* [Set problem]: Retype the opening lines of the listing below, ending with the line that contains "-1.0, -0.85, -0.65, -0.5, -0.5, -0.65, -0.9, -1.2]", and leave out any pictures.

* [Recorded data]:
╭──
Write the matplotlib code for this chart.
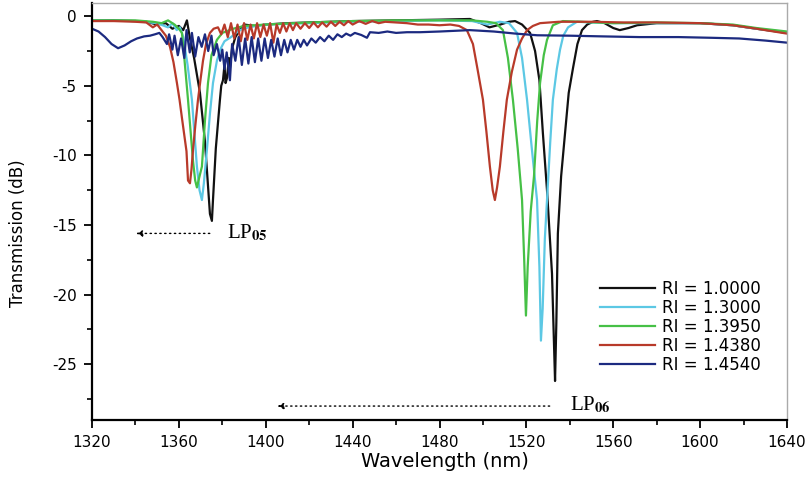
import matplotlib
matplotlib.use("Agg")
import matplotlib.pyplot as plt
from matplotlib.ticker import MultipleLocator

plt.rcParams["axes.unicode_minus"] = False
plt.rcParams["mathtext.fontset"] = "stix"

# transmission spectra, (wavelength nm, dB)
bk_wl = [1320, 1330, 1340, 1345, 1350, 1354, 1357, 1360, 1362, 1363.7, 1365, 1367, 1369.7, 1372,
         1374.3, 1375.2, 1375.7, 1377, 1378.9, 1379.5, 1380.3, 1381, 1381.5, 1382.2, 1383, 1383.5,
         1384.5, 1386, 1388, 1390, 1395, 1400, 1410, 1420, 1440, 1460, 1480, 1494, 1499, 1503, 1508,
         1512, 1514.8, 1518, 1521.7, 1524, 1526, 1527.6, 1529.5, 1531.8, 1532.8, 1533.2, 1533.8,
         1534.5, 1536, 1537.8, 1539.5, 1541.5, 1543.5, 1545.6, 1548, 1550.7, 1552.5, 1556, 1560,
         1563, 1567, 1571, 1580, 1600, 1615, 1626, 1640]
bk_db = [-0.3, -0.3, -0.35, -0.4, -0.6, -0.5, -0.9, -0.7, -1.0, -0.3, -1.5, -3.0, -5.5, -9.0,
         -14.2, -14.7, -13.2, -9.5, -6.0, -5.0, -4.6, -3.5, -4.8, -4.4, -3.0, -3.7,
         -2.3, -1.5, -1.0, -0.6, -0.7, -0.6, -0.5, -0.45, -0.35, -0.3, -0.25, -0.2, -0.5, -0.8, -0.6,
         -0.4, -0.35, -0.6, -1.2, -2.5, -4.6, -8.4, -12.5, -18.5, -24.0, -26.2, -22.0,
         -15.6, -11.5, -8.4, -5.5, -3.7, -2.0, -1.0, -0.6, -0.4, -0.35, -0.5, -0.85,
         -1.0, -0.85, -0.65, -0.5, -0.5, -0.65, -0.9, -1.2]

cy_wl = [1320, 1340, 1350, 1355, 1357, 1359, 1360.5, 1362, 1364, 1366, 1368.3, 1369.5, 1370.6,
         1371.5, 1372.9, 1374.3, 1375.7, 1377.5, 1379, 1381, 1384, 1388, 1392, 1400, 1420, 1440,
         1460, 1480, 1495, 1502, 1507.8, 1512, 1515.7, 1518, 1520.3, 1522.5, 1524.9, 1526, 1526.7,
         1527.5, 1528.5, 1529.5, 1531, 1532.2, 1534, 1535.5, 1537, 1539.2, 1543.3, 1550, 1560, 1580,
         1600, 1615, 1626, 1640]
cy_db = [-0.3, -0.35, -0.5, -0.8, -0.5, -1.0, -0.8, -1.5, -3.5, -6.0, -10.8, -12.5, -13.2,
         -12.0, -9.6, -7.0, -4.8, -3.2, -2.4, -1.8, -1.5, -1.0, -0.8, -0.6, -0.5, -0.4,
         -0.35, -0.3, -0.35, -0.6, -0.4, -0.5, -1.2, -3.0, -6.0, -9.5, -13.2, -18.0, -23.3,
         -21.0, -16.0, -13.2, -9.0, -6.0, -3.8, -2.4, -1.4, -0.8, -0.4, -0.45, -0.5, -0.5,
         -0.5, -0.65, -0.9, -1.15]

gr_wl = [1320, 1340, 1348, 1352, 1355, 1358, 1360, 1361.4, 1362.5, 1364.2, 1366.5, 1367.5, 1368.3,
         1369.5, 1370.6, 1372, 1373.4, 1375, 1377.5, 1380, 1385, 1390, 1400, 1420, 1440, 1460, 1480,
         1495, 1502, 1506, 1509.2, 1511.5, 1513.8, 1516, 1518, 1519, 1519.8, 1520.6, 1522, 1523.5,
         1525, 1526.3, 1528, 1529.5, 1532.2, 1536.8, 1545, 1560, 1580, 1600, 1615, 1626, 1640]
gr_db = [-0.3, -0.3, -0.4, -0.5, -0.3, -0.6, -0.9, -1.2, -3.0, -6.0, -10.4, -11.8, -12.3,
         -11.5, -10.8, -7.5, -4.8, -2.8, -1.7, -1.2, -0.9, -0.7, -0.6, -0.45, -0.35, -0.3, -0.3,
         -0.3, -0.4, -0.5, -1.0, -3.0, -6.0, -9.5, -13.2, -17.5, -21.5, -18.0, -14.0, -11.5,
         -7.5, -4.8, -2.8, -1.7, -0.65, -0.35, -0.4, -0.5, -0.45, -0.5, -0.6, -0.85, -1.1]

rd_wl = [1320, 1330, 1340, 1345, 1348, 1350, 1352, 1354, 1355.9, 1357.5, 1359.1, 1360.3, 1361.4,
         1362.8, 1363.5, 1364.2, 1365.1, 1365.8, 1366.5, 1367.6, 1368.8, 1370, 1371.1, 1372.5,
         1374.3, 1376, 1378, 1379.5, 1381, 1382.5, 1384, 1385.5, 1387, 1388.5, 1390, 1391.5, 1393,
         1394.5, 1396, 1397.5, 1399, 1400.5, 1402, 1403.5, 1405, 1406.5, 1408, 1409.5, 1411, 1412.5,
         1414, 1416, 1418, 1420, 1422, 1424, 1426, 1428, 1430, 1432, 1434, 1436, 1438, 1440, 1443,
         1446, 1449, 1452, 1455, 1460, 1465, 1470, 1475, 1480, 1485, 1489, 1492.6, 1495.4, 1497.5,
         1500, 1501.6, 1503.2, 1504.5, 1505.5, 1506.5, 1507.8, 1509.4, 1511, 1513.3, 1515.7, 1518,
         1520.3, 1523, 1526.3, 1535, 1550, 1565, 1580, 1600, 1615, 1626, 1640]
rd_db = [-0.35, -0.35, -0.4, -0.45, -0.8, -0.6, -1.0, -1.4, -2.2, -3.3, -4.8, -6.0, -7.3,
         -8.9, -9.7, -11.8, -12.0, -11.0, -9.6, -7.8, -6.0, -4.5, -3.2, -2.0,
         -1.2, -0.9, -0.8, -1.3, -0.6, -1.5, -0.5, -1.6, -0.6, -1.8, -0.5, -1.7, -0.6,
         -1.6, -0.5, -1.5, -0.6, -1.4, -0.5, -1.9, -0.6, -1.2, -0.5, -1.1, -0.5, -1.0,
         -0.5, -0.9, -0.5, -0.85, -0.45, -0.8, -0.45, -0.75, -0.4, -0.7, -0.4, -0.65, -0.35, -0.6, -0.35,
         -0.55, -0.35, -0.5, -0.4, -0.45, -0.5, -0.6, -0.6, -0.65, -0.6, -0.7, -1.0, -2.0, -3.8,
         -6.0, -8.3, -10.8, -12.5, -13.2, -12.3, -10.8, -8.3, -6.0, -4.0, -2.4, -1.6,
         -1.0, -0.7, -0.5, -0.4, -0.4, -0.45, -0.45, -0.5, -0.65, -0.9, -1.25]

bl_wl = [1320, 1323, 1326, 1329, 1332, 1335, 1338, 1340.7, 1344, 1346.7, 1349, 1351, 1352.5,
         1354.5, 1355.5, 1357, 1358, 1359.5, 1361, 1362.5, 1363.5, 1365, 1366, 1367.5, 1369, 1370.5,
         1372, 1373.5, 1375, 1376, 1377.5, 1379, 1380, 1381, 1382, 1383.5, 1384.5, 1386, 1387.5,
         1389, 1390.5, 1392, 1393.5, 1395, 1396.5, 1398, 1399.5, 1401, 1402.5, 1404, 1405.5, 1407,
         1408.5, 1410, 1411.5, 1413, 1414.5, 1416, 1417.5, 1419, 1421, 1423, 1425, 1427, 1429, 1431,
         1433, 1435, 1437, 1439, 1441, 1444, 1446.6, 1448, 1452, 1456, 1460, 1465, 1471, 1480, 1494,
         1505, 1515, 1525, 1540, 1555, 1572, 1590, 1605, 1618, 1630, 1640]
bl_db = [-0.9, -1.1, -1.5, -2.0, -2.3, -2.1, -1.8, -1.6, -1.45, -1.4, -1.3, -1.2, -1.5,
         -2.0, -1.3, -2.4, -1.4, -2.8, -1.6, -3.0, -1.0, -2.6, -1.2, -2.9, -1.5, -2.2,
         -1.3, -2.5, -1.4, -2.8, -2.0, -3.2, -2.4, -3.8, -2.6, -4.6, -2.0, -3.2, -1.5,
         -3.5, -1.6, -3.4, -1.5, -3.3, -1.6, -3.2, -1.6, -3.0, -1.7, -2.9, -1.6, -2.8,
         -1.7, -2.6, -1.7, -2.4, -1.7, -2.2, -1.7, -2.1, -1.6, -1.9, -1.5, -1.8, -1.4, -1.7,
         -1.3, -1.5, -1.25, -1.4, -1.2, -1.35, -1.55, -1.15, -1.2, -1.1, -1.2, -1.15, -1.15, -1.1, -1.0,
         -1.1, -1.25, -1.37, -1.4, -1.45, -1.5, -1.5, -1.55, -1.6, -1.75, -1.9]

labels = ["RI = 1.0000", "RI = 1.3000", "RI = 1.3950", "RI = 1.4380", "RI = 1.4540"]
colors = ["#111111", "#5cc8e4", "#46c046", "#b83a2a", "#1c2a80"]

fig = plt.figure(figsize=(8.10, 4.79), dpi=100)
ax = fig.add_axes([0.1136, 0.1232, 0.8580, 0.8706])

series = [(bk_wl, bk_db), (cy_wl, cy_db), (gr_wl, gr_db), (rd_wl, rd_db), (bl_wl, bl_db)]
for (wl, db), lab, c in zip(series, labels, colors):
    ax.plot(wl, db, color=c, lw=1.6, label=lab)

ax.set_xlim(1320, 1640)
ax.set_ylim(-29, 0.95)
ax.xaxis.set_major_locator(MultipleLocator(40))
ax.xaxis.set_minor_locator(MultipleLocator(20))
ax.yaxis.set_major_locator(MultipleLocator(5))
ax.yaxis.set_minor_locator(MultipleLocator(2.5))
ax.tick_params(which="major", direction="out", length=6, width=1.3, labelsize=11, pad=5)
ax.tick_params(which="minor", direction="out", length=3.5, width=1.2)

for s in ["left", "bottom"]:
    ax.spines[s].set_linewidth(1.6)
    ax.spines[s].set_color("black")
for s in ["top", "right"]:
    ax.spines[s].set_linewidth(1.0)
    ax.spines[s].set_color("#aaaaaa")

ax.set_xlabel("Wavelength (nm)", fontsize=14)
ax.set_ylabel("Transmission (dB)", fontsize=12)
ax.xaxis.set_label_coords(0.508, -0.077)
ax.yaxis.set_label_coords(-0.094, 0.448)

ax.legend(loc="upper left", bbox_to_anchor=(0.731, 0.335), frameon=False, fontsize=12,
          handlelength=3.3, handletextpad=0.4, labelspacing=0.05, borderpad=0, borderaxespad=0)

# mode annotations
arrow = dict(arrowstyle="-|>", linestyle=(0, (1, 2.5)), color="black", lw=1.0, mutation_scale=9)
ax.annotate("", xy=(1339, -15.6), xytext=(1375.5, -15.6), arrowprops=arrow)
ax.text(1382, -15.6, r"LP$_{\mathbf{05}}$", family="Liberation Serif", fontsize=15, va="center")
ax.annotate("", xy=(1404, -28.0), xytext=(1532, -28.0), arrowprops=arrow)
ax.text(1540, -27.9, r"LP$_{\mathbf{06}}$", family="Liberation Serif", fontsize=15, va="center")

fig.savefig("out.png", dpi=100)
╰──
* [Answer to this exercise]:
Write the matplotlib code for this chart.
import matplotlib
matplotlib.use("Agg")
import matplotlib.pyplot as plt
from matplotlib.ticker import MultipleLocator

plt.rcParams["axes.unicode_minus"] = False
plt.rcParams["mathtext.fontset"] = "stix"

# transmission spectra, (wavelength nm, dB)
bk_wl = [1320, 1330, 1340, 1345, 1350, 1354, 1357, 1360, 1362, 1363.7, 1365, 1367, 1369.7, 1372,
         1374.3, 1375.2, 1375.7, 1377, 1378.9, 1379.5, 1380.3, 1381, 1381.5, 1382.2, 1383, 1383.5,
         1384.5, 1386, 1388, 1390, 1395, 1400, 1410, 1420, 1440, 1460, 1480, 1494, 1499, 1503, 1508,
         1512, 1514.8, 1518, 1521.7, 1524, 1526, 1527.6, 1529.5, 1531.8, 1532.8, 1533.2, 1533.8,
         1534.5, 1536, 1537.8, 1539.5, 1541.5, 1543.5, 1545.6, 1548, 1550.7, 1552.5, 1556, 1560,
         1563, 1567, 1571, 1580, 1600, 1615, 1626, 1640]
bk_db = [-0.3, -0.3, -0.35, -0.4, -0.6, -0.5, -0.9, -0.7, -1.0, -0.3, -1.5, -3.0, -5.5, -9.0,
         -14.2, -14.7, -13.2, -9.5, -6.0, -5.0, -4.6, -3.5, -4.8, -4.4, -3.0, -3.7,
         -2.3, -1.5, -1.0, -0.6, -0.7, -0.6, -0.5, -0.45, -0.35, -0.3, -0.25, -0.2, -0.5, -0.8, -0.6,
         -0.4, -0.35, -0.6, -1.2, -2.5, -4.6, -8.4, -12.5, -18.5, -24.0, -26.2, -22.0,
         -15.6, -11.5, -8.4, -5.5, -3.7, -2.0, -1.0, -0.6, -0.4, -0.35, -0.5, -0.85,
         -1.0, -0.85, -0.65, -0.5, -0.5, -0.65, -0.9, -1.2]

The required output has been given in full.